RECORDED DATA:
——

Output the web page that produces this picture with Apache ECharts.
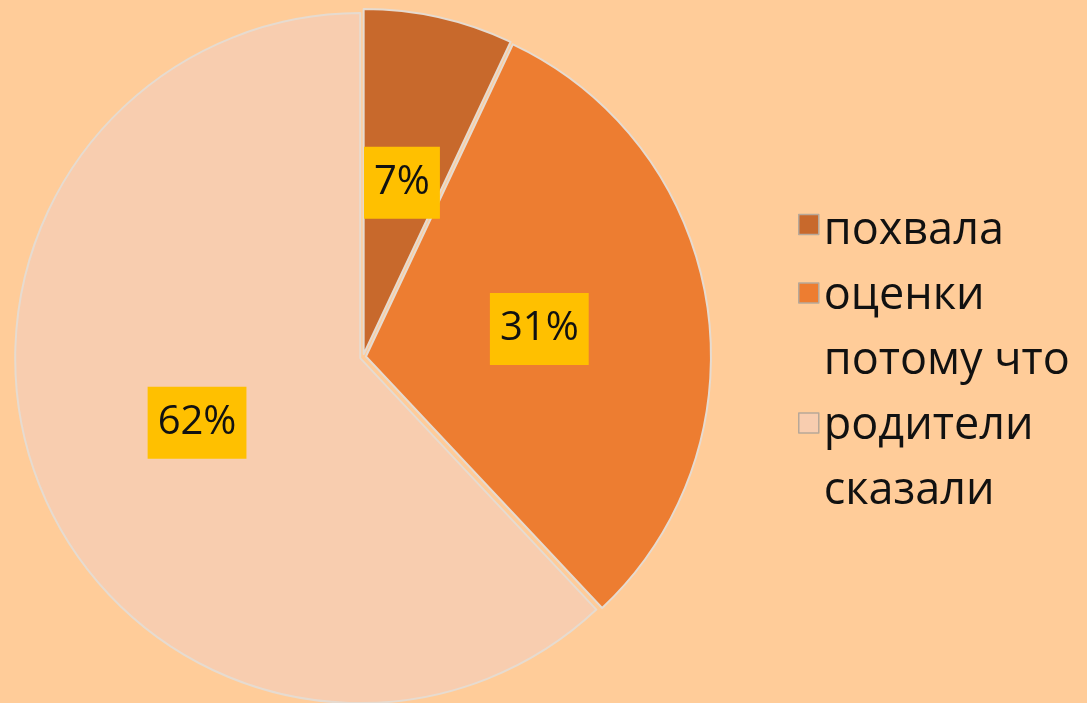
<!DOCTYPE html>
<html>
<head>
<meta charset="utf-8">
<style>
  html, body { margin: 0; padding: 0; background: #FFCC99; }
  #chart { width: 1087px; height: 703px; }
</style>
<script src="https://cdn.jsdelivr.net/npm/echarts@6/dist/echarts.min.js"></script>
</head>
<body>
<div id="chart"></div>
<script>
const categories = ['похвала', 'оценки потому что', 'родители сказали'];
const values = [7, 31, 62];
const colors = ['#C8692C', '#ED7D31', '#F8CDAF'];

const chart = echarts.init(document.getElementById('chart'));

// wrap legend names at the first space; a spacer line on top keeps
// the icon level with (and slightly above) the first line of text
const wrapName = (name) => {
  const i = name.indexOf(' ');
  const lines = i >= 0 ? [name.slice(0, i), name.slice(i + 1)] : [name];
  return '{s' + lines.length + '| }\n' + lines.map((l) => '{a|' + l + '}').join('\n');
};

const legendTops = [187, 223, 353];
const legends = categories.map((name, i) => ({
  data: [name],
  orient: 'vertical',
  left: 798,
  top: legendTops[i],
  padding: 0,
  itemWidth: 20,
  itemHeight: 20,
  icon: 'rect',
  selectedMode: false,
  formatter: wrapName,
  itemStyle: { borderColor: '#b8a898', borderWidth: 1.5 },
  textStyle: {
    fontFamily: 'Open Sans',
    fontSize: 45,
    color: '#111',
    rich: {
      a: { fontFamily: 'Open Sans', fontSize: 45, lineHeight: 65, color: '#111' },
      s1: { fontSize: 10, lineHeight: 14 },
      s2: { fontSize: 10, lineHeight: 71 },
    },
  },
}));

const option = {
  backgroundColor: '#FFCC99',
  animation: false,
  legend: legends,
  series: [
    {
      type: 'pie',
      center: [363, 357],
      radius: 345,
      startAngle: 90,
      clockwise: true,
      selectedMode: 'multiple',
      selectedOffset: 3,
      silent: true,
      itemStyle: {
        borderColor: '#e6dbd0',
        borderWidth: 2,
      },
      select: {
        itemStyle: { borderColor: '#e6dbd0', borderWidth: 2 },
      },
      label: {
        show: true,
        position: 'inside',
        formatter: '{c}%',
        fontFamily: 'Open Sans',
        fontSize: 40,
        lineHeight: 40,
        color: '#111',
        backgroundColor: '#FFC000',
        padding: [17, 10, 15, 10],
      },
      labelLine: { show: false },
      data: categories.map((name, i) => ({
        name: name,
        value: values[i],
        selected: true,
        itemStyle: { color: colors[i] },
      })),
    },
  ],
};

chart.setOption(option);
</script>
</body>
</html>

——

EXERCISE REQUIREMENTS:
In the data above, please extract the lines from the first one through the line with "const chart = echarts.init(document.getElementById('chart'));", exactly, and keep pictures out.

WRITTEN REPLY:
Output the web page that produces this picture with Apache ECharts.
<!DOCTYPE html>
<html>
<head>
<meta charset="utf-8">
<style>
  html, body { margin: 0; padding: 0; background: #FFCC99; }
  #chart { width: 1087px; height: 703px; }
</style>
<script src="https://cdn.jsdelivr.net/npm/echarts@6/dist/echarts.min.js"></script>
</head>
<body>
<div id="chart"></div>
<script>
const categories = ['похвала', 'оценки потому что', 'родители сказали'];
const values = [7, 31, 62];
const colors = ['#C8692C', '#ED7D31', '#F8CDAF'];

const chart = echarts.init(document.getElementById('chart'));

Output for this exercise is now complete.